Charts and diagrams as code:
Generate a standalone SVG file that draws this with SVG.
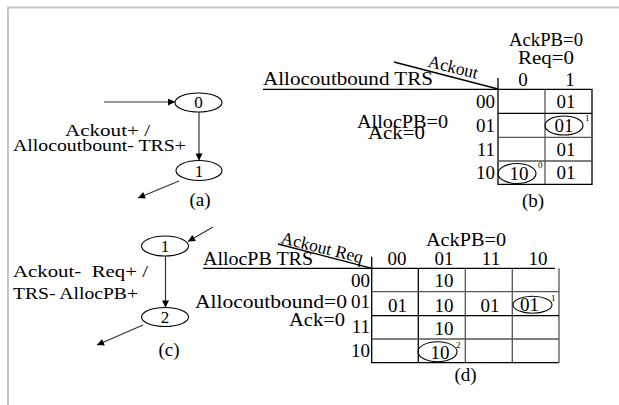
<svg xmlns="http://www.w3.org/2000/svg" width="619" height="405" viewBox="0 0 619 405">
  <style>
    text { font-family: "Liberation Serif", "Times New Roman", serif; fill: #000; }
    .t { font-size: 19px; }
    .lbl { font-size: 17.5px; }
    .st { font-size: 17px; text-anchor: middle; }
    .c { text-anchor: middle; }
    .r { text-anchor: end; }
    .sup { font-size: 9px; }
    .diag { font-size: 17.5px; }
    .frame { stroke: #c6c6c6; stroke-width: 2; fill: none; }
    .ln { stroke: #000; stroke-width: 1.3; fill: none; }
    .gl { stroke: #555; stroke-width: 1.3; fill: none; }
    .node { stroke: #000; stroke-width: 1.1; fill: #fff; }
    .ring { stroke: #000; stroke-width: 1.1; fill: none; }
    .edge { stroke: #333; stroke-width: 1.2; fill: none; marker-end: url(#head); }
  </style>
  <defs>
    <marker id="head" viewBox="0 0 10 10" refX="10" refY="5" markerWidth="9" markerHeight="7" markerUnits="userSpaceOnUse" orient="auto">
      <path d="M0,0 L10,5 L0,10 z" fill="#000"/>
    </marker>
  </defs>

  <rect width="619" height="405" fill="#fff"/>
  <!-- outer frame: top and left rules -->
  <path class="frame" d="M8,405 V7.5 H619"/>

  <!-- transitions of both state graphs -->
  <g id="connectors">
    <line class="edge" x1="104" y1="102" x2="175" y2="102"/>
    <line class="edge" x1="199" y1="112" x2="199" y2="160.5"/>
    <line class="edge" x1="179" y1="181" x2="138" y2="198"/>
    <line class="edge" x1="213" y1="227" x2="188" y2="241.5"/>
    <line class="edge" x1="165.5" y1="256" x2="165.5" y2="307.5"/>
    <line class="edge" x1="143" y1="325" x2="97" y2="345"/>
  </g>

  <!-- state graph (a) -->
  <g id="a-s0">
    <ellipse class="node" cx="198.5" cy="102.5" rx="23.5" ry="9.5"/>
    <text class="st" x="198.5" y="108">0</text>
  </g>
  <g id="a-s1">
    <ellipse class="node" cx="199" cy="170.5" rx="23" ry="10"/>
    <text class="st" x="199" y="176.5">1</text>
  </g>
  <g id="a-label">
    <text class="lbl" x="65" y="135.5" textLength="85" lengthAdjust="spacingAndGlyphs">Ackout+ /</text>
    <text class="lbl" x="13" y="150.5" textLength="173" lengthAdjust="spacingAndGlyphs">Allocoutbount- TRS+</text>
    <text class="t c" x="200" y="206">(a)</text>
  </g>

  <!-- state graph (c) -->
  <g id="c-s1">
    <ellipse class="node" cx="165" cy="246" rx="23.5" ry="10"/>
    <text class="st" x="165" y="252">1</text>
  </g>
  <g id="c-s2">
    <ellipse class="node" cx="165" cy="317" rx="23.5" ry="9.5"/>
    <text class="st" x="165" y="323">2</text>
  </g>
  <g id="c-label">
    <text class="lbl" x="13" y="277" textLength="135" lengthAdjust="spacingAndGlyphs" xml:space="preserve">Ackout-  Req+ /</text>
    <text class="lbl" x="13" y="298.5" textLength="125" lengthAdjust="spacingAndGlyphs">TRS- AllocPB+</text>
    <text class="t c" x="169" y="356">(c)</text>
  </g>

  <!-- Karnaugh map (b) -->
  <g id="map-b">
    <text class="t c" x="546" y="45.5" textLength="74" lengthAdjust="spacingAndGlyphs">AckPB=0</text>
    <text class="t c" x="546" y="64" textLength="56" lengthAdjust="spacingAndGlyphs">Req=0</text>
    <text class="diag" transform="translate(427,66.5) rotate(14)" textLength="51">Ackout</text>
    <text class="t" x="263" y="85" textLength="170" lengthAdjust="spacingAndGlyphs">Allocoutbound TRS</text>
    <text class="t c" x="523" y="86">0</text>
    <text class="t c" x="570" y="86">1</text>
    <line class="ln" x1="394" y1="62" x2="498" y2="89"/>
    <path class="ln" d="M263,89.3 H592 V184.3 H498 V78"/>
    <line class="gl" x1="545" y1="89.3" x2="545" y2="184.3"/>
    <line class="ln" x1="498" y1="113.3" x2="592" y2="113.3"/>
    <line class="gl" x1="498" y1="137.3" x2="592" y2="137.3"/>
    <line class="gl" x1="498" y1="161" x2="592" y2="161"/>
    <text class="t r" x="495" y="108.3">00</text>
    <text class="t r" x="495" y="132">01</text>
    <text class="t r" x="495" y="155.5">11</text>
    <text class="t r" x="495" y="178.8">10</text>
    <text class="t" x="357" y="128" textLength="91" lengthAdjust="spacingAndGlyphs">AllocPB=0</text>
    <text class="t" x="368" y="139" textLength="57" lengthAdjust="spacingAndGlyphs">Ack=0</text>
    <text class="t c" x="566" y="108.3">01</text>
    <text class="t c" x="564" y="132">01</text>
    <text class="t c" x="566" y="155.5">01</text>
    <text class="t c" x="566" y="179">01</text>
    <text class="t c" x="519" y="179.5">10</text>
    <ellipse class="ring" cx="564" cy="125.5" rx="19" ry="9.5"/>
    <text class="sup" x="585" y="121">1</text>
    <ellipse class="ring" cx="517" cy="173.5" rx="19" ry="10"/>
    <text class="sup" x="538" y="168">0</text>
    <text class="t c" x="533" y="207">(b)</text>
  </g>

  <!-- Karnaugh map (d) -->
  <g id="map-d">
    <text class="t c" x="466" y="246" textLength="80" lengthAdjust="spacingAndGlyphs">AckPB=0</text>
    <text class="diag" transform="translate(280,243) rotate(14)" textLength="84">Ackout Req</text>
    <text class="t" x="203" y="265" textLength="110" lengthAdjust="spacingAndGlyphs">AllocPB TRS</text>
    <text class="t c" x="397" y="265">00</text>
    <text class="t c" x="444" y="265">01</text>
    <text class="t c" x="491" y="265">11</text>
    <text class="t c" x="538" y="265">10</text>
    <line class="ln" x1="278" y1="244" x2="372" y2="268.3"/>
    <path class="ln" d="M203,268.3 H555"/>
    <path class="ln" d="M371.7,256.7 V362.7 H559"/>
    <line class="gl" x1="559" y1="268.3" x2="559" y2="362.7"/>
    <line class="ln" x1="418.3" y1="268.3" x2="418.3" y2="362.7"/>
    <line class="gl" x1="465.3" y1="268.3" x2="465.3" y2="362.7"/>
    <line class="gl" x1="512.3" y1="268.3" x2="512.3" y2="362.7"/>
    <line class="gl" x1="371.7" y1="291.7" x2="559" y2="291.7"/>
    <line class="ln" x1="371.7" y1="315.7" x2="559" y2="315.7"/>
    <line class="gl" x1="371.7" y1="339" x2="559" y2="339"/>
    <text class="t r" x="370" y="286.7">00</text>
    <text class="t r" x="370" y="307.5">01</text>
    <text class="t r" x="370" y="333.3">11</text>
    <text class="t r" x="370" y="357">10</text>
    <text class="t" x="195" y="307.5" textLength="152" lengthAdjust="spacingAndGlyphs">Allocoutbound=0</text>
    <text class="t" x="289" y="326" textLength="56" lengthAdjust="spacingAndGlyphs">Ack=0</text>
    <text class="t c" x="444" y="287">10</text>
    <text class="t c" x="397.5" y="311.5">01</text>
    <text class="t c" x="444" y="311.5">10</text>
    <text class="t c" x="490" y="311.5">01</text>
    <text class="t c" x="529.5" y="311">01</text>
    <text class="t c" x="444" y="335">10</text>
    <text class="t c" x="440" y="359">10</text>
    <ellipse class="ring" cx="532.5" cy="304.7" rx="19.5" ry="8.5"/>
    <text class="sup" x="551" y="301">1</text>
    <ellipse class="ring" cx="437.5" cy="351.7" rx="19.5" ry="10"/>
    <text class="sup" x="456" y="348">2</text>
    <text class="t c" x="465.5" y="381">(d)</text>
  </g>
</svg>
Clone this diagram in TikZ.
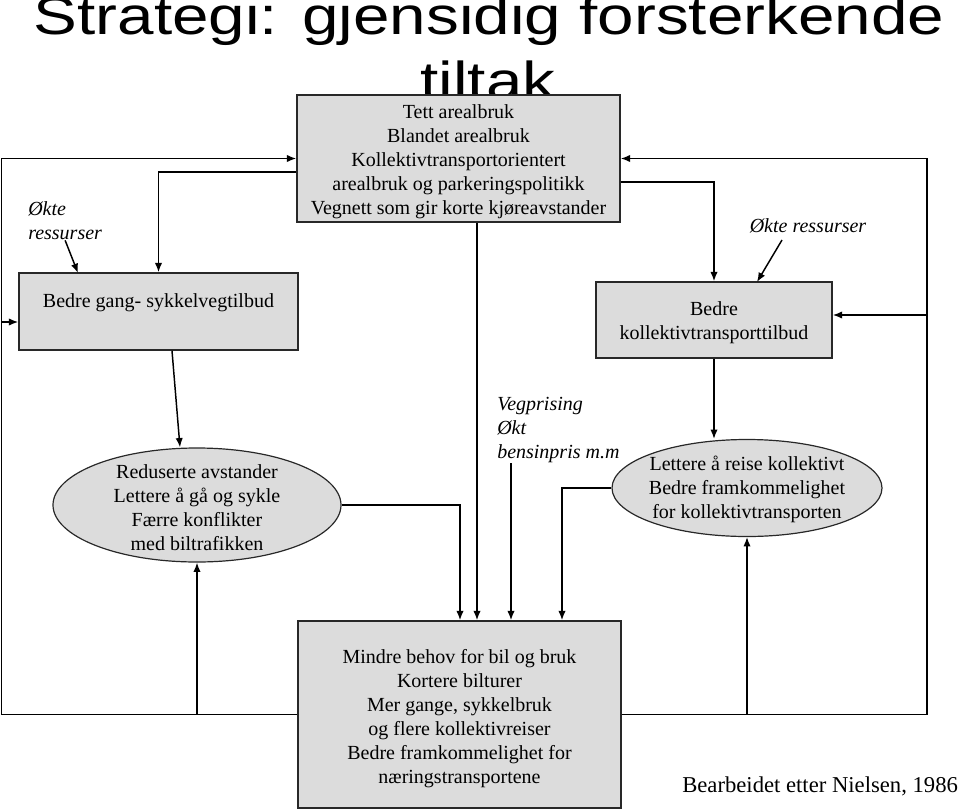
\documentclass[tikz,border=0pt]{standalone}
\usepackage{fontspec}
\setmainfont{Liberation Serif}
\newfontfamily\titlefont{Liberation Sans}
\usetikzlibrary{arrows.meta,shapes.geometric}
\definecolor{boxgray}{RGB}{220,220,220}
\definecolor{edgecol}{RGB}{40,40,40}
\tikzset{
 conn/.style={line width=1.1pt, draw=black},
 arr/.style={conn, -{Latex[length=7pt,width=5.5pt]}},
 boxnode/.style={draw=edgecol, line width=1.1pt, fill=boxgray, rectangle, inner sep=0pt},
 ellnode/.style={draw=edgecol, line width=0.9pt, fill=boxgray, ellipse, inner sep=0pt},
 txt/.style={font=\fontsize{15}{18}\selectfont, align=center, inner sep=0pt},
 itxt/.style={font=\fontsize{15}{18}\selectfont\itshape, align=left, inner sep=0pt},
 titletxt/.style={font=\titlefont\fontsize{40}{40}\selectfont, anchor=base, inner sep=0pt},
}
\begin{document}
\begin{tikzpicture}[x=0.75pt,y=-0.75pt]
\clip (0,0) rectangle (960,810);
% title
\node[titletxt] (t1) at (489,34) {\scalebox{1.23}[1]{Strategi: gjensidig forsterkende}};
\node[titletxt] (t2) at (488,99) {\scalebox{1.23}[1]{tiltak}};
% boxes
\node[boxnode, minimum width=242.25pt, minimum height=95.25pt] (top) at (458.5,158.5) {};
\node[txt] (toptxt) at (458.5,161.5)
 {Tett arealbruk\\Blandet arealbruk\\Kollektivtransportorientert\\arealbruk og parkeringspolitikk\\Vegnett som gir korte kjøreavstander};
\node[boxnode, minimum width=209.25pt, minimum height=57.75pt] (gang) at (158.5,311.5) {};
\node[txt] (gangtxt) at (158.5,303) {Bedre gang- sykkelvegtilbud};
\node[boxnode, minimum width=177pt, minimum height=57pt] (koll) at (714,320) {};
\node[txt] (kolltxt) at (714,323) {Bedre\\kollektivtransporttilbud};
\node[ellnode, minimum width=216pt, minimum height=85.5pt] (lell) at (197,505) {};
\node[txt] (lelltxt) at (197,507.5)
 {Reduserte avstander\\Lettere å gå og sykle\\Færre konflikter\\med biltrafikken};
\node[ellnode, minimum width=202.5pt, minimum height=72.75pt] (rell) at (747,488) {};
\node[txt] (relltxt) at (747,489)
 {Lettere å reise kollektivt\\Bedre framkommelighet\\for kollektivtransporten};
\node[boxnode, minimum width=242.25pt, minimum height=140.25pt] (bot) at (459.5,714.5) {};
\node[txt] (bottxt) at (459.5,718.5)
 {Mindre behov for bil og bruk\\Kortere bilturer\\Mer gange, sykkelbruk\\og flere kollektivreiser\\Bedre framkommelighet for\\næringstransportene};
% free texts
\node[itxt, anchor=west] (okL) at (28,221) {Økte\\ressurser};
\node[itxt] (okR) at (808,226) {Økte ressurser};
\node[itxt, anchor=north west] (veg) at (497,397) {Vegprising\\Økt\\bensinpris m.m};
\node[font=\fontsize{17}{20}\selectfont, anchor=base west, inner sep=0pt] (src) at (682,792) {Bearbeidet etter Nielsen, 1986};
% coordinates
\coordinate (jl) at (1.5,322);
\coordinate (jr) at (927,315);
\coordinate (gangin) at (78,273);
\coordinate (okRs) at (782,240);
\coordinate (kollin) at (757,282);
% connectors
\draw[arr] (bot.west) -- (bot.west -| jl) |- (top.west);
\draw[arr] (jl) -- (gang.west |- jl);
\draw[arr] (bot.east) -- (bot.east -| jr) |- (top.east);
\draw[arr] (jr) -- (koll.east |- jr);
\draw[arr] (lell.south |- bot.west) -- (lell.south);
\draw[arr] (rell.south |- bot.east) -- (rell.south);
\draw[arr] (top.west |- 0,172) -| (gang.north);
\draw[arr] (top.east |- 0,182) -| (koll.north);
\draw[arr] (top.south -| 477,0) -- (bot.north -| 477,0);
\draw[arr] (gang.south -| 172,0) -- (lell.north -| 180,0);
\draw[arr] (lell.east) -| (bot.north -| 460,0);
\draw[arr] (veg.south -| 511,0) -- (bot.north -| 511,0);
\draw[arr] (rell.west) -| (bot.north -| 562,0);
\draw[arr] (koll.south) -- (koll.south |- rell.north);
\draw[arr] (okL.south) -- (gangin);
\draw[arr] (okRs) -- (kollin);
\end{tikzpicture}
\end{document}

*Do this*.
Report every line in the data above in which the word "standalone" appears.

*Answer below*.
Generate a standalone SVG file that draws this with SVG.
\documentclass[tikz,border=0pt]{standalone}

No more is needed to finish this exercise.